Geneva,  China defended detention of thousands of people in Xinjiang province at the UN Human Rights Council (HRC) meeting, here on Tuesday, and invited High Commissioner Michelle Bachelet to visit the area in the country’s northwest.

“I sincerely invite you Mr President, Madam High Commissioner, as well as the members of the HRC and observers to make field visits to Xinjiang and see for yourselves a beautiful, true and a hospitable Xinjiang,” Vice-Governor Erkin Tuniyaz told the UNHCR session on Tuesday.

Xinjiang Vice-Governor Tuniyaz’s statement was watched closely in Geneva, as it was the first time a top official from China was to appear before the UN to discuss the detention camps, Efe news reported. Tuniyaz also belongs to the ethnic Uighur minority.

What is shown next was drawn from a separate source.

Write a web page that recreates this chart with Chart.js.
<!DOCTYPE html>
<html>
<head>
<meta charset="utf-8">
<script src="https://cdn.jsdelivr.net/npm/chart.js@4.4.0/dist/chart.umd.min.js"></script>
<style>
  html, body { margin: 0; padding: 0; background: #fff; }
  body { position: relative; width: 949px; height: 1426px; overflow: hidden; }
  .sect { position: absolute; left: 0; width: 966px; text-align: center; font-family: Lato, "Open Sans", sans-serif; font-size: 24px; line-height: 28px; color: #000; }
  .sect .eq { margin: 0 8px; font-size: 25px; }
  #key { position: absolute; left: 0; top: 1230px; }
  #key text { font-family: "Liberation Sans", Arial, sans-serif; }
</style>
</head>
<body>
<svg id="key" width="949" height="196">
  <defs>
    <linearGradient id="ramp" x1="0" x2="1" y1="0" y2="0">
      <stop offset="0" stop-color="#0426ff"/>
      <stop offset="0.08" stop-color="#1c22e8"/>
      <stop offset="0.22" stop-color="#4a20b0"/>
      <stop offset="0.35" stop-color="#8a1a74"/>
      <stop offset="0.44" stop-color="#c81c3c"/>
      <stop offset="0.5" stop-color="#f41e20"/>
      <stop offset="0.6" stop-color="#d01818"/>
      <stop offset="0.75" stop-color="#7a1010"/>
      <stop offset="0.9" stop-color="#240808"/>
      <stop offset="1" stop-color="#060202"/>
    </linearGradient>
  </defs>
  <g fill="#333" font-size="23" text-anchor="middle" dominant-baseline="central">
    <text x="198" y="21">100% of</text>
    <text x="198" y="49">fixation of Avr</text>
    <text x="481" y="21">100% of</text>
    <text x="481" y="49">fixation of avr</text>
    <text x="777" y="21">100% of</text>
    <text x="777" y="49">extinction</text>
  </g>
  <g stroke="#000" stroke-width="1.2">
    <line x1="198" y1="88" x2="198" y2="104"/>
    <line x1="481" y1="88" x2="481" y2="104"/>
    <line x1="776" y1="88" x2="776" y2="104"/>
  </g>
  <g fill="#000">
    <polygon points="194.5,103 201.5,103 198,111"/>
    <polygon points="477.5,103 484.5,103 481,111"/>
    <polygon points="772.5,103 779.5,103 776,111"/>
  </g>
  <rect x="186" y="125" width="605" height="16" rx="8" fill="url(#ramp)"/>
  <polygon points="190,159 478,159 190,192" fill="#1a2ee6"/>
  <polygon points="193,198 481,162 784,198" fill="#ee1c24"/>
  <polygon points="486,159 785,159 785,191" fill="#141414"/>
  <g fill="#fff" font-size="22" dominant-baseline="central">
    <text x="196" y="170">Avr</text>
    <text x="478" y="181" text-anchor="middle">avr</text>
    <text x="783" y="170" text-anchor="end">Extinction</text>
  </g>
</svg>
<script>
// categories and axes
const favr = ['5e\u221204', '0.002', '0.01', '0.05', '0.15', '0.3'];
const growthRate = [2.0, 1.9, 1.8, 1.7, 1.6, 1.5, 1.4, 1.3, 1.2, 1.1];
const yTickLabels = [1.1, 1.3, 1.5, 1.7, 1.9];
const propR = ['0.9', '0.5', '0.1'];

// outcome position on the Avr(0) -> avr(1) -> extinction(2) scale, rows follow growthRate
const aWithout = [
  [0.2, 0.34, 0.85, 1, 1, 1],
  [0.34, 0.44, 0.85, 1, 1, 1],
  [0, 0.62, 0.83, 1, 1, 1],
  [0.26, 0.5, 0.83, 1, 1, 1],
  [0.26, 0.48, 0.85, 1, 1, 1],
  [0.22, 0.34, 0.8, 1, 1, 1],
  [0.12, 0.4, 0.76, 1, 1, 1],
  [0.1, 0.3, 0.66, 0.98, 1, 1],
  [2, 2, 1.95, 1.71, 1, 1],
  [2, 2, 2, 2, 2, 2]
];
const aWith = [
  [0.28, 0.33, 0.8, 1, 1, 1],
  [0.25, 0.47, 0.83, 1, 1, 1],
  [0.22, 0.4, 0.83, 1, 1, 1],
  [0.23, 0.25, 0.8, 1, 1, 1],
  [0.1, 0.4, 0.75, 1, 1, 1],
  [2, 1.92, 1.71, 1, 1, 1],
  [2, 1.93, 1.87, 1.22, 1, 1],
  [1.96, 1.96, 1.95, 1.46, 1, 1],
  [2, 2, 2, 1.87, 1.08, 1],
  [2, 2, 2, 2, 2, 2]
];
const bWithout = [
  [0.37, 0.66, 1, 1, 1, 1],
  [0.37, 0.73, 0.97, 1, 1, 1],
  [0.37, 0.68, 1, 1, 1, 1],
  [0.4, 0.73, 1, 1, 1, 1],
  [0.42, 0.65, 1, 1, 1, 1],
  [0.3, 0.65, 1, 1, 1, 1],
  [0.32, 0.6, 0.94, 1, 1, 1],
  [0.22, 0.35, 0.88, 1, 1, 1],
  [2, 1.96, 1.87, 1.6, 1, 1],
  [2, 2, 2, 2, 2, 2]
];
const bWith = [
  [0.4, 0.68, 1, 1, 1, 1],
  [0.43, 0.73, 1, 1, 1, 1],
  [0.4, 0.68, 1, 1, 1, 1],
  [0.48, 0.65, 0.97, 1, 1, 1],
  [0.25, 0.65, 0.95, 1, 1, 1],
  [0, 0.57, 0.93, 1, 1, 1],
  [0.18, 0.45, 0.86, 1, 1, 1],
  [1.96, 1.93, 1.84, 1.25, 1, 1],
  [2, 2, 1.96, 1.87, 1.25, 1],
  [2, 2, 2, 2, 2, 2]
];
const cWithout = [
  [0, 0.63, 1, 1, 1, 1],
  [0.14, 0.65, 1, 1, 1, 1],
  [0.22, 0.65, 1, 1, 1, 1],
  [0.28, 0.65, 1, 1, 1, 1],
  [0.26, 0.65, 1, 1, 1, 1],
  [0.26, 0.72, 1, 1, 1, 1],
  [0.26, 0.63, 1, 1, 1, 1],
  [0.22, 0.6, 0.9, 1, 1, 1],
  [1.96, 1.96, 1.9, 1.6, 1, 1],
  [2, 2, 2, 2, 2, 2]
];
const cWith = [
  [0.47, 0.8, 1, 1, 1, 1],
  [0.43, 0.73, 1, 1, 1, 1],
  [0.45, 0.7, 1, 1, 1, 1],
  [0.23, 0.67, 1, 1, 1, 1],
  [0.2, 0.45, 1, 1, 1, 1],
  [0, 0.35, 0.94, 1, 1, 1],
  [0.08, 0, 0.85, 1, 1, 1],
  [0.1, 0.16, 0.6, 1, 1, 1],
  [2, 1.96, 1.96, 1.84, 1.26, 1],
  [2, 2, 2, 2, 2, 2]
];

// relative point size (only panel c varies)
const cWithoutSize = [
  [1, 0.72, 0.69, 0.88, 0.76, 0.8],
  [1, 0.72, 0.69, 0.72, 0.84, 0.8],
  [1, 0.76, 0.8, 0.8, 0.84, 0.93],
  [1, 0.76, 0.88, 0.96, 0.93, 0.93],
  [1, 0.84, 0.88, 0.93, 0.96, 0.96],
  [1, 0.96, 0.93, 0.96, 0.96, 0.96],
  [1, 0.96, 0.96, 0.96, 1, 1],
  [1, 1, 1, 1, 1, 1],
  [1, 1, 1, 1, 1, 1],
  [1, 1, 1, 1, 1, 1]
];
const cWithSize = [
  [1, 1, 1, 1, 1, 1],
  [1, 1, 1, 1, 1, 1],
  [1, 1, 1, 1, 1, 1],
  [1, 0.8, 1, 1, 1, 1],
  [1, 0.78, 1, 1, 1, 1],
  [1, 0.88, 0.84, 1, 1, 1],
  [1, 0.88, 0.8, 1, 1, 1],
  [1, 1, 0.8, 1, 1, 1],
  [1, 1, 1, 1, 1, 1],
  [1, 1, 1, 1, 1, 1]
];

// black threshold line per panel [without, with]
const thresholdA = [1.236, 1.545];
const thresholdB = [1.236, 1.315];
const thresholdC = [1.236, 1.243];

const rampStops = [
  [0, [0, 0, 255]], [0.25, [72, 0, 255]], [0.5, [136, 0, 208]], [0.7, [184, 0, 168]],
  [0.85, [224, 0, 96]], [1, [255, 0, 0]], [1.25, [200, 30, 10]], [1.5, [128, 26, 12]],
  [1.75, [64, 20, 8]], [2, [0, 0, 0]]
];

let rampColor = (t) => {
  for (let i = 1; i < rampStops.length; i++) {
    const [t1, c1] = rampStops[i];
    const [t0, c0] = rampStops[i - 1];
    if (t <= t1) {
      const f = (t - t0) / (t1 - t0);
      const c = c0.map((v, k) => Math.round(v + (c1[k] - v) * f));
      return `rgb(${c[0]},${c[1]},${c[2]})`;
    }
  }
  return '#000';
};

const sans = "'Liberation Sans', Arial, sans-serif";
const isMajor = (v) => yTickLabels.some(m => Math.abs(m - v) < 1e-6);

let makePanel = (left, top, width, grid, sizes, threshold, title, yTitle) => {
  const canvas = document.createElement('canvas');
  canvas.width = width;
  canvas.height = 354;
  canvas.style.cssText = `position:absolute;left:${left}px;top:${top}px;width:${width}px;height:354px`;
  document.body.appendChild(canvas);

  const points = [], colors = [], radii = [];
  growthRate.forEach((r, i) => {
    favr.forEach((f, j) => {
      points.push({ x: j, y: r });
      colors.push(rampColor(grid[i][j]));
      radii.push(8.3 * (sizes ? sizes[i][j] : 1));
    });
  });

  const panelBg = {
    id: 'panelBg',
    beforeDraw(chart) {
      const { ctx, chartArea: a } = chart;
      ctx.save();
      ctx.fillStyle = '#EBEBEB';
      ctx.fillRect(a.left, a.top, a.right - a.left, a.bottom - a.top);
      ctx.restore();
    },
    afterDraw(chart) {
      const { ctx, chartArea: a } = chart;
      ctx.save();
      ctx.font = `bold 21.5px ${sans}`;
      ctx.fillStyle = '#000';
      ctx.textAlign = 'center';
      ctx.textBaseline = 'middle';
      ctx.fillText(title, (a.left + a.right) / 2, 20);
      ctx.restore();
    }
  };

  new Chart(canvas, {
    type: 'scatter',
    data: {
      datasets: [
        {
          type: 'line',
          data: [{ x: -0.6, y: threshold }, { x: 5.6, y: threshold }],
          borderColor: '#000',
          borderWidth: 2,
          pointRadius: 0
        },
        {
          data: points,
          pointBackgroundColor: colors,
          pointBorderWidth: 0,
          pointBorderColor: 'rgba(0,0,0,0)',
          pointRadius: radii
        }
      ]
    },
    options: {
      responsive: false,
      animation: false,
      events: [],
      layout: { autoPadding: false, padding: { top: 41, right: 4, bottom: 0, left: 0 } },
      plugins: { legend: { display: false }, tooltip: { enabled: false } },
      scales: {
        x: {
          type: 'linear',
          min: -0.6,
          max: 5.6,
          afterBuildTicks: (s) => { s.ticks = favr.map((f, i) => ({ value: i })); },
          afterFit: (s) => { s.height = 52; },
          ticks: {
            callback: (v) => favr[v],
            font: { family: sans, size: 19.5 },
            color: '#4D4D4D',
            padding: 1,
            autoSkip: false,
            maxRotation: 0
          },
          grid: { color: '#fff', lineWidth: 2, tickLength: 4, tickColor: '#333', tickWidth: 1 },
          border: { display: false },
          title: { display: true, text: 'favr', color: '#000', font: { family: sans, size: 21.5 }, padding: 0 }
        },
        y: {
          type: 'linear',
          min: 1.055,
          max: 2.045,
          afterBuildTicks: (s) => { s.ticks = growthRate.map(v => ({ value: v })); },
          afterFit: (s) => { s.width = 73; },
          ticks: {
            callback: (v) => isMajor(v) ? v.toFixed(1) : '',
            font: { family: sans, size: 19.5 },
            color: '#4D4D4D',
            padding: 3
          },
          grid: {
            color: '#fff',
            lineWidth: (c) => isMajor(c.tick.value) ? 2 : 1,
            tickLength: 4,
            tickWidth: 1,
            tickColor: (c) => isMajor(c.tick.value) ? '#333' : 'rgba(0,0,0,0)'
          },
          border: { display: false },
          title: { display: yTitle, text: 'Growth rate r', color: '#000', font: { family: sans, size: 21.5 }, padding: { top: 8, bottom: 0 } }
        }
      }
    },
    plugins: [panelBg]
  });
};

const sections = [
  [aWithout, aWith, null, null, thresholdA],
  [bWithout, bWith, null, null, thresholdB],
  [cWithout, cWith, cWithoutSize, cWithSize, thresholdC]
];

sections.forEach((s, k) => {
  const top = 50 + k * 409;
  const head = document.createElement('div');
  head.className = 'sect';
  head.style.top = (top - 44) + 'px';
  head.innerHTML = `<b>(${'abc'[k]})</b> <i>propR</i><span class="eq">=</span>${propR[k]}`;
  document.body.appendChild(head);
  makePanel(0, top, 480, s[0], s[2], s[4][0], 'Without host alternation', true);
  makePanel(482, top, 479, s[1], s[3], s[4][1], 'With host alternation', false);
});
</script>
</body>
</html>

According to human rights groups, around one million Uighurs and other Muslim minorities are interned in Xinjiang’s so-called re-education camps.

Tuniyaz claimed they were centres of “vocational education and training” created to “educate and save those who are influenced by religious extremism and committed minor legal offences” It aimed at preventing them from becoming “victims of terrorism and extremism”, Tuniyaz added.

Xinjiang, which neighbours Central Asia, suffered the influence of separatist forces from the 90s until 2016, which led to thousands of violent attacks and several deaths, according to him.

Since the creation of the centres, “not a single case of violent terrorist attack occurred in Xinjiang, the infiltration and spreading of extremism has been effectively contained,” Tuniyaz said.

To the allegations from human rights activists that the centres are used by the Chinese government to detain entire families and force them to renounce Islam, Tuniyaz said, “The trainees can go home on a regular basis and ask for leave whenever needed.”

Tuniyaz alleged “certain countries, NGOs and media outlets ignored Xinjiang’s stability and progress and maliciously criticised, smeared and slandered the counter-terrorism and de-radicalisation measures. Some of them even invented stories and even fabricated fake news.”

Some of the critics suggest that China is creating a security network that invades privacy and affects the daily lives of Uighurs and other minorities with the help of technologies, like facial recognition and the “big data”.

Tuniyaz defended the use of technologies to combat crime, but insisted there was no racial or ethnic profiling.

Ahead of Xinjiang Vice-Governor’ speech, Uighur activists demonstrated near the UN headquarters here to denounce the massive detention camps.